Unlike last year when I started before Christmas, this year demands on my time have seen me more in the PTES Battersea office than out and about. Our Hedgerow Capital Costs Scheme -free plants for farmers and landowners- has had a greater uptake this season and thus more admin for me. With the project deadline looming, it gets more hedgerows in the ground if we give people plants to pay for hedges than if I organise volunteers to undertake the work. Its more rewarding doing the latter, but unfortunately not the best use of time. Its wonderful to be outside, I should be here all the time. I spent some time working as a gardener with my brother-in law, out in all weathers, and I can’t recall being happier. A funny thing though, due to a brace of reasons to do with my head (well, that’s where it hurt most!) I was scaling back my life to concentrate on the basics- I had no ambition but just do my job and come home and that was enough. I loved being able to see the instant product of my labours. We had a job to do, we went and did it and left satisfied we had done a good job- and whats more I felt it in my body, getting fitter than I’ve ever been. Well, I got myself on track and reignited my ambition to work in conservation. I volunteered for PTES as a data entry volunteer and have been through a number of contracts, Dormouse Database Officer, Development Officer and then in this incarnation Hedgerows for Dormice Officer. Somewhere along the line, I’ve lost contact with the earth, have a 3 hour round-trip commute to London, I spend most of my day replying to emails. I have become a creature of the twilight world and flickering monitoring screens, pasty and hunched. Well, no I haven’t, there are of course really great parts to my job, and the best part of them all is the (ever decreasing) time spent out-doors planting, hedge-laying and coppicing.
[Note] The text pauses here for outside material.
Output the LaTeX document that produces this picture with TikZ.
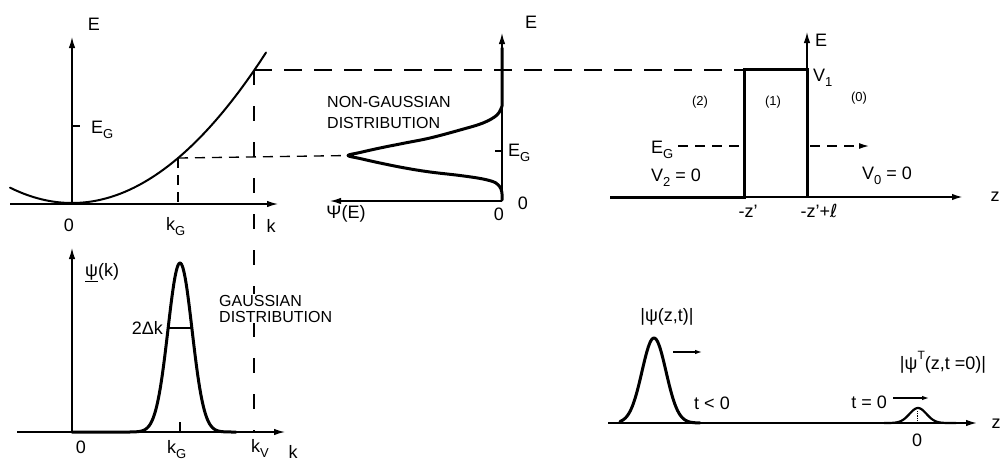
\documentclass[tikz,border=0pt]{standalone}
\usepackage{fontspec}
\setmainfont{Liberation Sans}
\newfontfamily\djv{DejaVu Sans}
\usetikzlibrary{arrows.meta}
\newcommand\lsub[1]{\raisebox{-0.55ex}{\fontsize{13}{13}\selectfont #1}}
\newcommand\lsup[1]{\raisebox{1.0ex}{\fontsize{12}{12}\selectfont #1}}
\begin{document}
\begin{tikzpicture}[x=1pt,y=-1pt,
  >={Latex[length=11pt,width=6.5pt]},
  axline/.style={line width=1.4pt},
  axarrow/.style={line width=1.4pt,->},
  bold/.style={line width=3pt,line join=round,line cap=round},
  curveA/.style={line width=2pt,line cap=round},
  guideL/.style={line width=1.3pt,dash pattern=on 18pt off 12pt},
  guideS/.style={line width=1.3pt,dash pattern=on 10pt off 7pt},
  guideV/.style={line width=1.3pt,dash pattern=on 15pt off 21pt},
  smallarrow/.style={line width=1.2pt,-{Latex[length=7pt,width=4.5pt]}},
  lbl/.style={font=\fontsize{18}{20}\selectfont,inner sep=0pt},
  dist/.style={font=\fontsize{16}{18}\selectfont,inner sep=0pt},
  small/.style={font=\fontsize{13}{15}\selectfont,inner sep=0pt}]
\useasboundingbox (0,0) rectangle (1002,466);

% ---------- panel 1: E(k) ----------
\coordinate (p1o) at (72,204);
\coordinate (p1top) at (72,37);
\coordinate (p1l) at (10,204);
\coordinate (p1r) at (278,204);
\coordinate (p1egA) at (72,126);
\coordinate (p1egB) at (80,126);
\coordinate (kGpt) at (178,158);
\coordinate (kGax) at (178,204);
\coordinate (kVpt) at (254,70);
\coordinate (kVbot) at (254,432);
\draw[axarrow] (p1o) -- (p1top);
\draw[axarrow] (p1l) -- (p1r);
\draw[axline] (p1egA) -- (p1egB);
\draw[curveA] plot[domain=-62:194,samples=90,smooth] ({72+\x},{203-0.004*\x*\x});
\draw[guideS] (kGpt) -- (kGax);
\node[lbl,anchor=base] (E1) at (94,30) {E};
\node[lbl,anchor=base west] (EG1) at (91,133) {E\lsub{G}};
\node[lbl,anchor=base] (zero1) at (69,231) {0};
\node[lbl,anchor=base west] (kG1) at (166,230) {k\lsub{G}};
\node[lbl,anchor=base] (k1) at (271,232) {k};

% ---------- panel 2: non-Gaussian ----------
\coordinate (p2o) at (502,201);
\coordinate (p2top) at (502,33);
\coordinate (p2left) at (330,201);
\coordinate (peakNG) at (348,155.5);
\coordinate (p2egA) at (495,151);
\coordinate (p2egB) at (501,151);
\draw[axarrow] (p2o) -- (p2top);
\draw[axarrow] (p2o) -- (p2left);
\draw[axline] (p2egA) -- (p2egB);
\draw[bold] (502,48) -- plot[smooth,tension=0.6] coordinates {(502,106) (497,115) (483,123) (460,130) (430,138) (405,143) (380,148) (360,152.5) (348,155.5) (360,158.5) (380,163) (405,168) (430,172) (460,175.5) (483,179) (496,183) (501,189) (502,194)} -- (502,200);
\draw[guideS] (kGpt) -- (peakNG);
\node[lbl,anchor=base] (E2) at (531,28) {E};
\node[dist,anchor=base west] (ng1) at (327,107) {NON-GAUSSIAN};
\node[dist,anchor=base west] (ng2) at (327,128) {DISTRIBUTION};
\node[lbl,anchor=base west] (EG2) at (508,156) {E\lsub{G}};
\node[lbl,anchor=base] (zero2r) at (523,209) {0};
\node[lbl,anchor=base] (zero2b) at (499,220) {0};
\node[lbl,anchor=base] (PsiE) at (346,218) {Ψ(E)};

% ---------- panel 3: barrier ----------
\coordinate (zl) at (610,197);
\coordinate (bbl) at (744,197);
\coordinate (btl) at (744,69);
\coordinate (btr) at (807,69);
\coordinate (bbr) at (807,197);
\coordinate (zr) at (963,197);
\coordinate (Etop) at (807,32);
\coordinate (bartl) at (744,70);
\coordinate (egL) at (678,146);
\coordinate (egM) at (744,146);
\coordinate (egR1) at (810,146);
\coordinate (egR2) at (869,146);
\draw[guideL] (kVpt) -- (bartl);
\draw[line width=1.3pt] (bbl) -- (bbr);
\draw[line width=1.9pt,->] (bbr) -- (zr);
\draw[axarrow] (btr) -- (Etop);
\draw[line width=3pt,line join=miter] (zl) -- (bbl) -- (btl) -- (btr) -- (bbr);
\draw[guideS] (egL) -- (egM);
\draw[guideS,-{Latex[length=10pt,width=6pt]}] (egR1) -- (egR2);
\node[lbl,anchor=base west] (E3) at (815,46) {E};
\node[lbl,anchor=base west] (V1) at (813,81) {V\lsub{1}};
\node[small] (r2) at (700,102) {(2)};
\node[small] (r1) at (773,102) {(1)};
\node[small] (r0) at (859,98) {(0)};
\node[lbl,anchor=base west] (EG3) at (651,153) {E\lsub{G}};
\node[lbl,anchor=base west] (V2) at (651,181) {V\lsub{2} = 0};
\node[lbl,anchor=base west] (V0) at (862,179) {V\lsub{0} = 0};
\node[lbl,anchor=base] (mz) at (748,217) {-z'};
\node[lbl,anchor=base] (mzl) at (819,217) {-z'+{\djv ℓ}};
\node[lbl,anchor=base] (z3) at (995,201) {z};

% ---------- panel 4: Gaussian in k ----------
\coordinate (p4o) at (72,432);
\coordinate (p4top) at (72,248);
\coordinate (p4l) at (17,432);
\coordinate (p4r) at (285,432);
\coordinate (dkL) at (168.2,328);
\coordinate (dkR) at (191.8,328);
\coordinate (kGtA) at (180,422);
\coordinate (kGtB) at (180,432);
\draw[guideV] (kVpt) -- (kVbot);
\draw[axarrow] (p4o) -- (p4top);
\draw[axarrow] (p4l) -- (p4r);
\draw[bold] (72,432) -- (130,432) -- plot[domain=130:232,samples=120,smooth] (\x,{432-169*exp(-((\x-180)/17)^2)}) -- (236,432);
\draw[axline] (dkL) -- (dkR);
\draw[axline] (kGtA) -- (kGtB);
\node[lbl,anchor=base west] (psik) at (85,276) {\underline{ψ}(k)};
\node[lbl,anchor=east] (dk) at (163,328) {2Δk};
\node[dist,anchor=base west,fill=white,inner sep=1pt] (g1) at (218,306) {GAUSSIAN};
\node[dist,anchor=base west,fill=white,inner sep=1pt] (g2) at (218,322) {DISTRIBUTION};
\node[lbl,anchor=base] (zero4) at (81,453) {0};
\node[lbl,anchor=base west] (kG4) at (167,453) {k\lsub{G}};
\node[lbl,anchor=base west] (kV4) at (251,452) {k\lsub{V}};
\node[lbl,anchor=base] (k4) at (293,458) {k};

% ---------- panel 5: wave packets ----------
\coordinate (p5l) at (608,423);
\coordinate (p5r) at (977,423);
\coordinate (a1L) at (673,352);
\coordinate (a1R) at (702,352);
\coordinate (a2L) at (893,398);
\coordinate (a2R) at (929,398);
\coordinate (tk0A) at (917,411);
\coordinate (tk0B) at (917,423);
\draw[line width=1.5pt,->] (p5l) -- (p5r);
\draw[bold] plot[domain=620:700,samples=100,smooth] (\x,{423-85*exp(-((\x-654)/17)^2)});
\draw[line width=2.2pt] plot[domain=884:956,samples=80,smooth] (\x,{423-15*exp(-((\x-918)/12)^2)});
\draw[line width=0.8pt,densely dotted] (tk0A) -- (tk0B);
\draw[smallarrow] (a1L) -- (a1R);
\draw[smallarrow] (a2L) -- (a2R);
\node[lbl] (psizt) at (667,317) {|ψ(z,t)|};
\node[lbl,anchor=base] (psiT) at (943,369) {|ψ\lsup{T}(z,t =0)|};
\node[lbl,anchor=base] (tl0) at (712,409) {t < 0};
\node[lbl,anchor=base east] (te0) at (887,408) {t = 0};
\node[lbl,anchor=base] (zero5) at (917,446) {0};
\node[lbl,anchor=base] (z5) at (996,428) {z};
\end{tikzpicture}
\end{document}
Right now though, with redundancies and cuts in conservation organisations happening all around me, I am grateful to be working in a field (or should that be hedgerow) of my choice, if only for a little while longer.

Its difficult typing this today, on my trip into London: my fine motor skills in my fingers are compromised by aching muscles from first-use of billhook- but it’s a satisfying ache. We steadied away most of the day and broke the back of the hardest part of the hedge where the stools were older. Accompanying us was a sweetly-singing Robin and curious blue-tits. They felt like curious on-lookers at a new housing development, dreaming about the possibilities for the years ahead. It struck me our robin friend did bear a passing reemblance to Kevin Macleod from Grand Designs.

As I worked, I kept leafing through the coppice bases to check for sleepy dormice, these stools being the perfect habitat for them, and in the woodland just over the brow of the hill one of our boxes housed a nest of juvenile’s in August last year. There were only a few hazel nuts and none nibbled to suggest the critters were present. One day perhaps, when this hedge is connected to the woodland, we might get dormice- and plenty of other species too- using it. I will be erecting dormice boxes once it’s layed to monitor progress. A beautiful oak nearby riddled with Ganoderma bracket funghi had tunnels and apertures which I explore during a tea-break, pulling out hazelnuts with characteristically-chewed holes confirming wood mice were in residence-probably yellow necks if our unwanted summer visitors to the house were a good indication. As the sun slipped down the sky, the tops of oaks, birches and ash in the woods across the valley turned golden and the clouds became a dusty pink hue. A full moon rose early in the afternoon and waxed in intensity until it sat fully ripe in the sky, a visual poem to cold majesty. As we sorted and cleared the off-cuts into useful firewood, rods, stakes and binders-my friend Lauren weaves baskets and probably will use some of the smaller pieces- and in separate piles – a roe deer stag leaped across the field before us, his glossy bronzed fur shimmering and his white tail flashing in the last rays of the sun. I headed home with Shep skipping before me, both of us thinking of our tea, the job started well. It had been a very fine day indeed, and I hope to get out again this weekend to continue the job.